— Start PROVIDED DATA —
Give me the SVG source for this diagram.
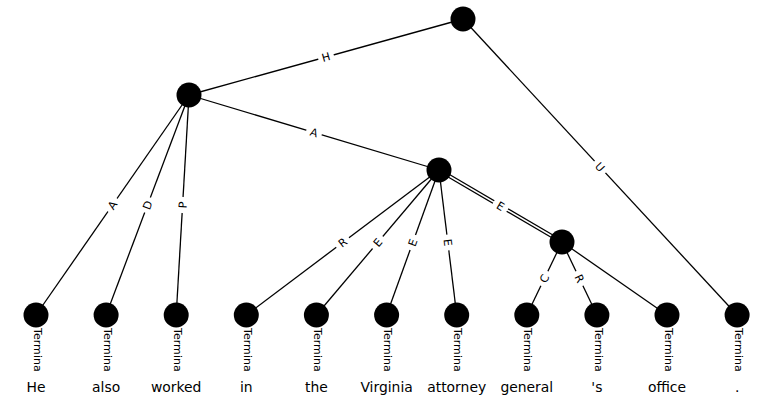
— End PROVIDED DATA —
— Start PROVIDED DATA —
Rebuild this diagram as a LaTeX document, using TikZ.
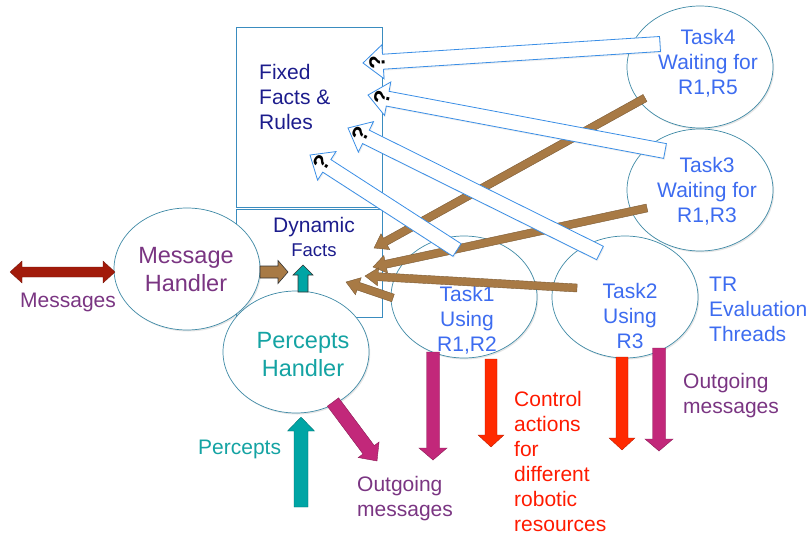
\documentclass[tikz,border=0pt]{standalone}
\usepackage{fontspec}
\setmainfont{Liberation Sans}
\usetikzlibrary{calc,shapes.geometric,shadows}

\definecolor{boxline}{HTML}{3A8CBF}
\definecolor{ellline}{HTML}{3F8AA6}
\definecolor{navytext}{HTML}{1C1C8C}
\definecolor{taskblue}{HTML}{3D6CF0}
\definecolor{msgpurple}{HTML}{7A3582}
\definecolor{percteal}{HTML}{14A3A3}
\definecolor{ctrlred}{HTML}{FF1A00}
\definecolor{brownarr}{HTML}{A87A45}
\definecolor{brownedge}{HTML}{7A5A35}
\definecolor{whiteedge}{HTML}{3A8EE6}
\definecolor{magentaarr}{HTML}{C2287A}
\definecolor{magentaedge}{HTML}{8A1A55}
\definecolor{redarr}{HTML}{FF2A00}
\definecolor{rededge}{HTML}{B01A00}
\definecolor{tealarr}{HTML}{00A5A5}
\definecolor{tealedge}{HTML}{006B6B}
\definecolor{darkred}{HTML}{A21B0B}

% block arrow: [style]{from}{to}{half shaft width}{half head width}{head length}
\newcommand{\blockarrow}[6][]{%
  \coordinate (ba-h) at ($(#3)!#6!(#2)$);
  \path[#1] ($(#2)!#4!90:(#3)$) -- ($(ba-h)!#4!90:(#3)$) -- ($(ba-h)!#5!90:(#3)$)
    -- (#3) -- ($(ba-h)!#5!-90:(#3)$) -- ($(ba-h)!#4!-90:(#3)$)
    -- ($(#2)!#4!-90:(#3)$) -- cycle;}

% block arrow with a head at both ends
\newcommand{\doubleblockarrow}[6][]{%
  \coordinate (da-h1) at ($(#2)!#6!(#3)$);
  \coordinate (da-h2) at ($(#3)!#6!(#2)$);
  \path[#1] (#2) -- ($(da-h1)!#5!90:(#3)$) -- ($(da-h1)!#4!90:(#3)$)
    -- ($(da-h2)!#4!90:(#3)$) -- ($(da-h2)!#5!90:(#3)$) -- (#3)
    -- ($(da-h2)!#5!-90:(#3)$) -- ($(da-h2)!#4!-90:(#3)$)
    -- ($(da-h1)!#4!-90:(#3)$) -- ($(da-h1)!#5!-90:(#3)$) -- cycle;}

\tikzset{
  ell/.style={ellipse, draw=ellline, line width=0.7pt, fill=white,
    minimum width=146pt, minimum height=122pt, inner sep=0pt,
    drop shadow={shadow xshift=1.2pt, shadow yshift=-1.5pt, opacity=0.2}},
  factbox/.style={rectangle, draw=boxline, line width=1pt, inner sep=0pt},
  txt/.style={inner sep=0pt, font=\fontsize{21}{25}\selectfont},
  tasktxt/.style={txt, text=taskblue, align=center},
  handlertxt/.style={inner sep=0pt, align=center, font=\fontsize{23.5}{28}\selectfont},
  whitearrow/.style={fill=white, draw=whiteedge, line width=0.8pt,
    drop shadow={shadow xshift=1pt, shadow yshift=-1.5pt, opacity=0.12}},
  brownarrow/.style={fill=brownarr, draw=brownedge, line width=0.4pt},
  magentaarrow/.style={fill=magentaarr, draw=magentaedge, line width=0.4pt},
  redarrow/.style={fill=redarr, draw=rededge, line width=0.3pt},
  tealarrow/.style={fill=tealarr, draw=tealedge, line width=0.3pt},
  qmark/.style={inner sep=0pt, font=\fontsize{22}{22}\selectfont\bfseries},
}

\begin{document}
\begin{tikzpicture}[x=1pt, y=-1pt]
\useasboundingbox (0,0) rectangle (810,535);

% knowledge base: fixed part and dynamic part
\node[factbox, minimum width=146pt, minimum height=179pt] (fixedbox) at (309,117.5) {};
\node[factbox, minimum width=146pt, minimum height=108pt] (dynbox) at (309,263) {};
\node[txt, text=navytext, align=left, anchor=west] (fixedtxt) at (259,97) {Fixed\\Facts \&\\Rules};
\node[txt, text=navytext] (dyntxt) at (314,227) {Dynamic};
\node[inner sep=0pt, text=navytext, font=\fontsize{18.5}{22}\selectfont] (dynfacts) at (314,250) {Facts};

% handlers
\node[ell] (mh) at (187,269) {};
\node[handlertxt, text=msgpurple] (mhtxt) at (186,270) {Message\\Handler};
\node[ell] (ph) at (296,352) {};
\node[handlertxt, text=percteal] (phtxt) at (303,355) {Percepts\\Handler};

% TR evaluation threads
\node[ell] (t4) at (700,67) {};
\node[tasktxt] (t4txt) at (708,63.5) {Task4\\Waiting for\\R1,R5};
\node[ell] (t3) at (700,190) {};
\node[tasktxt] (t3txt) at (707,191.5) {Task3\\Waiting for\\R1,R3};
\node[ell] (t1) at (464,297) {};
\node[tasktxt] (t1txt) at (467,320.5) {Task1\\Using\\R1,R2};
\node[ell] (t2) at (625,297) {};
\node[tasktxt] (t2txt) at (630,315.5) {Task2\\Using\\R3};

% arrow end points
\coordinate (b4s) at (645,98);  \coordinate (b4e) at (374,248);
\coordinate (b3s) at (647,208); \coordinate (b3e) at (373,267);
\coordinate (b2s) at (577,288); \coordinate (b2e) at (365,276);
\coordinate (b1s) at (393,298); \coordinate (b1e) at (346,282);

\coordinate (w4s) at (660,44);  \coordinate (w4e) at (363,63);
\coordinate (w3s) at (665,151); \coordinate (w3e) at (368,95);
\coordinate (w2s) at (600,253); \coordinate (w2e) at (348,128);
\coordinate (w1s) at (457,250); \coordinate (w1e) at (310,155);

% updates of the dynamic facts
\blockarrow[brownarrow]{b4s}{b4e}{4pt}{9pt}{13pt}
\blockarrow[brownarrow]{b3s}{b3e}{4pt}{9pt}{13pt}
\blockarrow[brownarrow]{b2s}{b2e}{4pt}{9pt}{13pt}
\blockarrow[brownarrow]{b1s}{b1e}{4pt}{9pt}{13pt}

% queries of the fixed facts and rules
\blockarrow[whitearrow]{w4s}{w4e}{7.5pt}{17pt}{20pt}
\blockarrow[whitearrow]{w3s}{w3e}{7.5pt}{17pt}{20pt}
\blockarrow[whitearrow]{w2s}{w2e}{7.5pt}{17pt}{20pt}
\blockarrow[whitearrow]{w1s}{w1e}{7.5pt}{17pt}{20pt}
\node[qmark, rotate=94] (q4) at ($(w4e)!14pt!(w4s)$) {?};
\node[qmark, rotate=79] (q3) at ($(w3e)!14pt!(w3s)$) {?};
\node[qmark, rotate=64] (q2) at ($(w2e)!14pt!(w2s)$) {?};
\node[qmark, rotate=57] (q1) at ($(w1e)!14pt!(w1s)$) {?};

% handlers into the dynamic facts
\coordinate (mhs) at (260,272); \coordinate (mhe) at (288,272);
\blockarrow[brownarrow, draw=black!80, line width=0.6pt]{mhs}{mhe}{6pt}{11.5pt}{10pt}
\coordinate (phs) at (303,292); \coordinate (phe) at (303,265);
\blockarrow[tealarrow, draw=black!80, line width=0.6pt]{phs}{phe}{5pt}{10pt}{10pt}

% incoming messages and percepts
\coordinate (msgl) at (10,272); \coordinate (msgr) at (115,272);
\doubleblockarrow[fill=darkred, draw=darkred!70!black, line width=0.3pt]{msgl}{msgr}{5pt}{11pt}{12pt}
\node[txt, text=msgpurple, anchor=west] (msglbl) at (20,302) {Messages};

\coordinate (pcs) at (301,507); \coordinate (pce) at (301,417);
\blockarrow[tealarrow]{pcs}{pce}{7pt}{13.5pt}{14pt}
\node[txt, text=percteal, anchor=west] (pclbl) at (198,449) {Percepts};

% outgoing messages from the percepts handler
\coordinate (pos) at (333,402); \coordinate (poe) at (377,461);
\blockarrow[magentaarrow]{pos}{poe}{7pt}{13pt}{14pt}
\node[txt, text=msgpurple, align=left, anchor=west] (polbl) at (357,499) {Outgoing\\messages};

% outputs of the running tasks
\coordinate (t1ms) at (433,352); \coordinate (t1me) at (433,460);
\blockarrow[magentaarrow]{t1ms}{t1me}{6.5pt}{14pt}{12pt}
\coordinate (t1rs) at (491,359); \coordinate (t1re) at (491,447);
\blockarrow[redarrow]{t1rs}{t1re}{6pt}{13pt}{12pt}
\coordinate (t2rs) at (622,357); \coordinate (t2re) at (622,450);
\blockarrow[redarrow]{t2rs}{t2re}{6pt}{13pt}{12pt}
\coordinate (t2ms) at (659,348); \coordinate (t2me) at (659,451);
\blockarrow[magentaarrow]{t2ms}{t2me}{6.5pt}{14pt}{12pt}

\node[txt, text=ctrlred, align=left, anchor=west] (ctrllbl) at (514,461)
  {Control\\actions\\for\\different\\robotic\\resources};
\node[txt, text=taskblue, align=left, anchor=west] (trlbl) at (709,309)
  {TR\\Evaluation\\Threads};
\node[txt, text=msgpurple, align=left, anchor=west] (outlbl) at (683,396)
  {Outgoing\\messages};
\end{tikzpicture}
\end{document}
— End PROVIDED DATA —
— Start PROVIDED DATA —
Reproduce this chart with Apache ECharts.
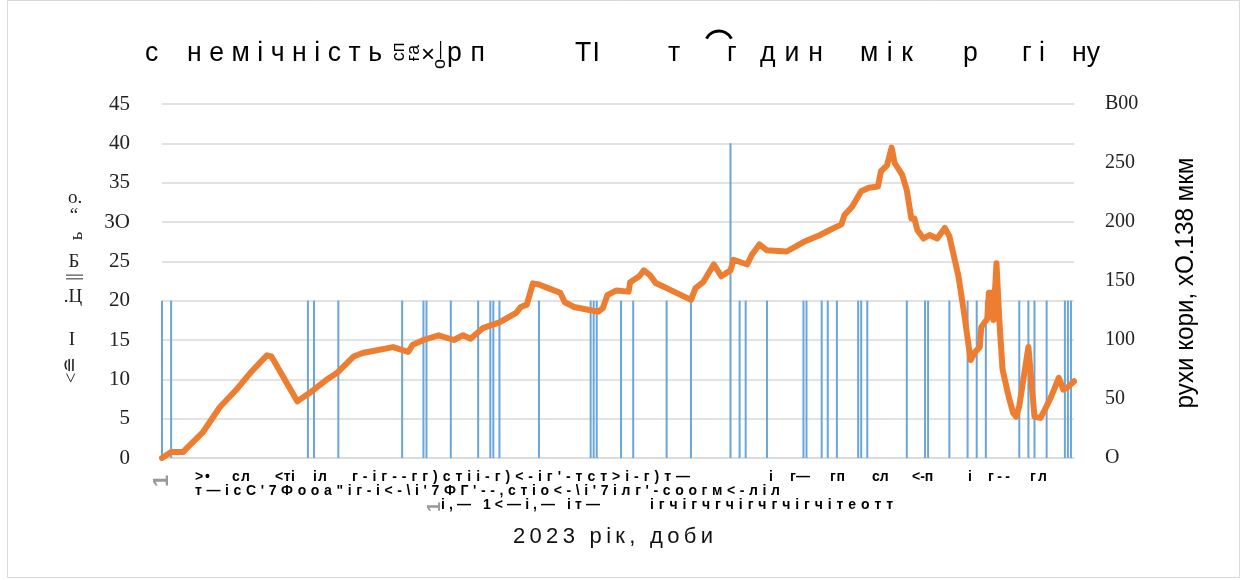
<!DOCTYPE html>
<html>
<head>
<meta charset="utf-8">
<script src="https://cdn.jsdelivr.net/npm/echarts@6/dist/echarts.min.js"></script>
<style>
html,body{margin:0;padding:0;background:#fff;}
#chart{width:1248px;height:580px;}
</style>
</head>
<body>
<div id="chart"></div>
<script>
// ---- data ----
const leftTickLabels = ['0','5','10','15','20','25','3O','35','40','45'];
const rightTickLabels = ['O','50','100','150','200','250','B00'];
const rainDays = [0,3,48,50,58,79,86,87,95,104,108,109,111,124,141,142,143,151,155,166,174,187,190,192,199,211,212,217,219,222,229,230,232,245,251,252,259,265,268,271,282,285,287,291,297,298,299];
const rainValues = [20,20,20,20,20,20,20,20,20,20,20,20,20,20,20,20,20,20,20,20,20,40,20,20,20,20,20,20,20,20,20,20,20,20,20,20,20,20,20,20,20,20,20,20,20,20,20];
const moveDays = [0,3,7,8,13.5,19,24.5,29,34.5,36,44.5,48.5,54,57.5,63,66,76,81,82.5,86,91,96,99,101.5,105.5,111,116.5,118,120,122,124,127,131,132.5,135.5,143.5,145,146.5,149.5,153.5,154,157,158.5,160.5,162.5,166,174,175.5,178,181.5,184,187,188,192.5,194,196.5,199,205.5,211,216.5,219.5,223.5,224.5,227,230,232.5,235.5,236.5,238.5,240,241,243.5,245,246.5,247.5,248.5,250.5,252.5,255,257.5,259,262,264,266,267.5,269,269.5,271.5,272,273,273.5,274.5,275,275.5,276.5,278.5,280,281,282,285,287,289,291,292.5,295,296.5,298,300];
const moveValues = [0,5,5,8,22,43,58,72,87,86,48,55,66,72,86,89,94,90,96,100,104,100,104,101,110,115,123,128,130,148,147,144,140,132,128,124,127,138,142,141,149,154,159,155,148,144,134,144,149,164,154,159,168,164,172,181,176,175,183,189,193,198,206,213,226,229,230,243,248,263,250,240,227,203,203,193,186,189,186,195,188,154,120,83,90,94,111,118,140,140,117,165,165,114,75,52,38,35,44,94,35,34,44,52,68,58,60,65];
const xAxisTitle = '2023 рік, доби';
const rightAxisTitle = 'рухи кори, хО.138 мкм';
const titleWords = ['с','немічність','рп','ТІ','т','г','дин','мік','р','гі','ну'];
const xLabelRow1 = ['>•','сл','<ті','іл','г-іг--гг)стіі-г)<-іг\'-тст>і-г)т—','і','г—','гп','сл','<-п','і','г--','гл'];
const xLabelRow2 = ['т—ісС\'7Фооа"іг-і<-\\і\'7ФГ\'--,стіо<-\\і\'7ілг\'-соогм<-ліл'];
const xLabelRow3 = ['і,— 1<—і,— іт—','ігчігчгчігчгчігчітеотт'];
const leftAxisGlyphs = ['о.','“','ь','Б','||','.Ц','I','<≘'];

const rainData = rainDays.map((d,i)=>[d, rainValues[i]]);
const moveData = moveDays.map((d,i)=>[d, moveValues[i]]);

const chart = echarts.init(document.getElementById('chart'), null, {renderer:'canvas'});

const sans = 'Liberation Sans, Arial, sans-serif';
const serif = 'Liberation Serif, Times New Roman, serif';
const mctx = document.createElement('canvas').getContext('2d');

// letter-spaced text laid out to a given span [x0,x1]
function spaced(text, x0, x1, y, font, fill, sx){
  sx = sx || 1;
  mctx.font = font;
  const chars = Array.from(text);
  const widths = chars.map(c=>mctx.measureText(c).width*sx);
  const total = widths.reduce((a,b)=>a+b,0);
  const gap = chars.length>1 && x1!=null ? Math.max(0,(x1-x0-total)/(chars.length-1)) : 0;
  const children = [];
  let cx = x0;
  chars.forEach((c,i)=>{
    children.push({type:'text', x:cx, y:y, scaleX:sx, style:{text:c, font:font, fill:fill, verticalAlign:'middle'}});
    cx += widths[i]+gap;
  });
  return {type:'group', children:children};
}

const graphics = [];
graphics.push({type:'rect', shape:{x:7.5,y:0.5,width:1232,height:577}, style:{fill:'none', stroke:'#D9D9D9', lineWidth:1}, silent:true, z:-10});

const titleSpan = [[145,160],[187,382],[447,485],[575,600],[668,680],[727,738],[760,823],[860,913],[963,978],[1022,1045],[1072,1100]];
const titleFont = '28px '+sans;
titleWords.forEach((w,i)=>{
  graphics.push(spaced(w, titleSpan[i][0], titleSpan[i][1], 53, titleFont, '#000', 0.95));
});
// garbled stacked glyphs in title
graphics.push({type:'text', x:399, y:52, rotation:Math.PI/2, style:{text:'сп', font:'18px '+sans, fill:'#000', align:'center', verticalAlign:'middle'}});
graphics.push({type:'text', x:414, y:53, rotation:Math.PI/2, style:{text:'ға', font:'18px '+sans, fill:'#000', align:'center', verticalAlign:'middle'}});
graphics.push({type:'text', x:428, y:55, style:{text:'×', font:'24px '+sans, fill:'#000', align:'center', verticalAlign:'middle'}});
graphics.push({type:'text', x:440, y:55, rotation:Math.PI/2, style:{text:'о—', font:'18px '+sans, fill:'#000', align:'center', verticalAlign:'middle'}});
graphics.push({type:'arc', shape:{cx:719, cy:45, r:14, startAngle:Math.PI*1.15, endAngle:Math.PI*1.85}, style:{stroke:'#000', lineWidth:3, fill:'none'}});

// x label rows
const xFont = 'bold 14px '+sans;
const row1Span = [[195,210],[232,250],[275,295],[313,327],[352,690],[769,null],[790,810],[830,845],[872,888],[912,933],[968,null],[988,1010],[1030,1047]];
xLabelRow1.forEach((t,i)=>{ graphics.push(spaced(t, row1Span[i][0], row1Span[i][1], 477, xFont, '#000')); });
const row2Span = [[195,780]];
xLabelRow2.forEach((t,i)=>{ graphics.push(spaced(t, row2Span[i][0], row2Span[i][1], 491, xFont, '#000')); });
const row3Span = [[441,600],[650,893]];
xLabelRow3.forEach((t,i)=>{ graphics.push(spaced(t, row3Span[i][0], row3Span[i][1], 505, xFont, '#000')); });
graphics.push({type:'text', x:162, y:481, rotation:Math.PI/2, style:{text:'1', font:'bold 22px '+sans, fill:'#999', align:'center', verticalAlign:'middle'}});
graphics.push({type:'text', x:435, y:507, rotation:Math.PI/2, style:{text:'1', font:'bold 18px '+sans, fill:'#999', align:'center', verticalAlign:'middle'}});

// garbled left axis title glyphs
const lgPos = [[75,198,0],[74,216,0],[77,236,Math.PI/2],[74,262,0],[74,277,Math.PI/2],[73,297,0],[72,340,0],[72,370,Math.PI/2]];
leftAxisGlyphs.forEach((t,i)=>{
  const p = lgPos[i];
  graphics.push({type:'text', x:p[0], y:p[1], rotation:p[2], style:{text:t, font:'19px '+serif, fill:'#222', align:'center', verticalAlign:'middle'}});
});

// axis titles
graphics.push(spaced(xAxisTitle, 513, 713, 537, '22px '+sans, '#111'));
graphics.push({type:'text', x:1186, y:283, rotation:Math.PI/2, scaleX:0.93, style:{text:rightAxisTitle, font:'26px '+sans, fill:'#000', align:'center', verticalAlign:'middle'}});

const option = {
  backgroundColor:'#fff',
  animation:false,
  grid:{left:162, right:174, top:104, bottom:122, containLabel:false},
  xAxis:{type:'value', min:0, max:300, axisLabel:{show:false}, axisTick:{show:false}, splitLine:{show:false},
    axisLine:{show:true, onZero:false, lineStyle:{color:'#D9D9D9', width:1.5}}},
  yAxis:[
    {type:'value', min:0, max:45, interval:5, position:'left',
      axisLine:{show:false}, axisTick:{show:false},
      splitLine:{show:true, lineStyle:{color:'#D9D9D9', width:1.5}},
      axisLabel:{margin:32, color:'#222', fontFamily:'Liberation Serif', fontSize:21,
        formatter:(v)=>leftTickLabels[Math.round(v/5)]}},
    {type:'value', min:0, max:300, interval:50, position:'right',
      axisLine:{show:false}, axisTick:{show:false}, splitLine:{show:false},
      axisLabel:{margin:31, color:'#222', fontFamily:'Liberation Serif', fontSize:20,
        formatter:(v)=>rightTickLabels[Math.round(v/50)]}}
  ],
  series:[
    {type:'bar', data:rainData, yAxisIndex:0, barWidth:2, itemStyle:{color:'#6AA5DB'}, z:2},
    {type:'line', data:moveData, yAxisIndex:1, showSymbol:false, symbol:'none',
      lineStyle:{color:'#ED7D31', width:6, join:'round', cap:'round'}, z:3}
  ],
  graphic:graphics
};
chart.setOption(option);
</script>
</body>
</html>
— End PROVIDED DATA —
(CHALLENGE) Copy out every line in the listing where the word "diagram" appears.

(CORRECT OUTPUT)
Give me the SVG source for this diagram.
Rebuild this diagram as a LaTeX document, using TikZ.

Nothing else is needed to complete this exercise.